When the Body Speaks, the Soul Listens

 



It was a Tuesday morning when I caught myself holding my breath without realizing it. Sitting in traffic, my hands clenched tight around the steering wheel, my jaw rigid. Nothing terrible was happening, the light was just taking longer than I wanted, but my body was acting like I was in danger. 

And in that pause, when I finally exhaled, I noticed how often I lived like this: rushing, tense, unaware of the ways my body kept score of my mind’s noise.

That moment stayed with me. It whispered, Maybe the body is not just flesh and bones. It’s also the canvas where the spirit leaves its marks. 

The Wholeness We Forget

Science tells us the nervous system responds to stress in ways we can’t control: shallow breaths, racing pulse, tense muscles.

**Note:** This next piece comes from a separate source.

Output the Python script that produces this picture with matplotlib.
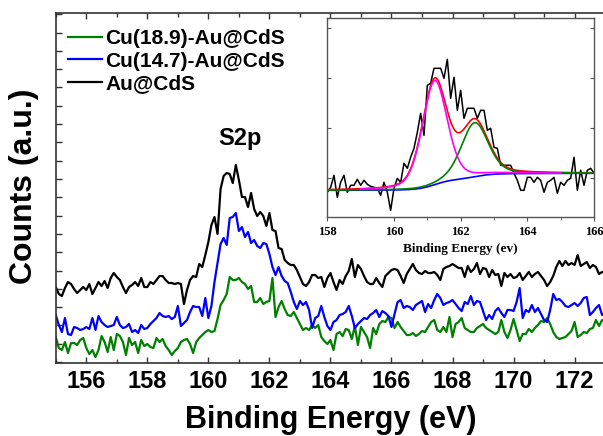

As Dr. Bessel van der Kolk, author of The Body Keeps the Scorewrites, “the body keeps the score: it remembers what the mind forgets.” Stress is not just in our thoughts, it imprints itself in our very tissues, a physical echo of what we carry inside. 

I notice it at night, too, when I lie awake staring at the ceiling, my thoughts running wild while my chest feels like it’s holding a stone. Or when I scroll my phone too long, trying to soothe myself, only to realize my shoulders are hunched and my eyes ache. Even in the smallest daily habits, grabbing food I don’t really taste, forcing myself through work without a pause, my body whispers what my spirit is too tired to say out loud: slow down, come back, breathe.  

The ancient practices of breathwork, meditation, and gentle movement are more than ritual; they are bridges. Science may call it regulation, spirit may call it presence, but both point to the same wholeness we keep forgetting is already inside us. 

The Everyday Invitations

I’ve found that healing often hides in the simplest acts. A ten-minute walk where I notice the rhythm of my steps instead of my to-do list. A deep inhale before I open my email. Choosing to stretch instead of scroll.

Science frames it as a habit or a nervous system reset. Spirit frames it as mindfulness or prayer. But I’ve stopped needing to choose between them. 

Because sometimes, in those tiny pauses, the ordinary becomes sacred. The walk turns into quiet prayer with the earth. The inhale feels like receiving something unseen, and the exhale like releasing what was never mine to carry. Even the stillness of unclenching my fists can feel like a blessing, an invisible reminder that life itself is holding me. 

Maybe this is what spiritual wellness really means: not chasing a life free from tension, but learning to recognize the invitation hidden in those tense moments. Each ache in the neck, each racing thought, each clenched fist becomes an opening. A reminder that my body and soul are never separate, only waiting to return to each other.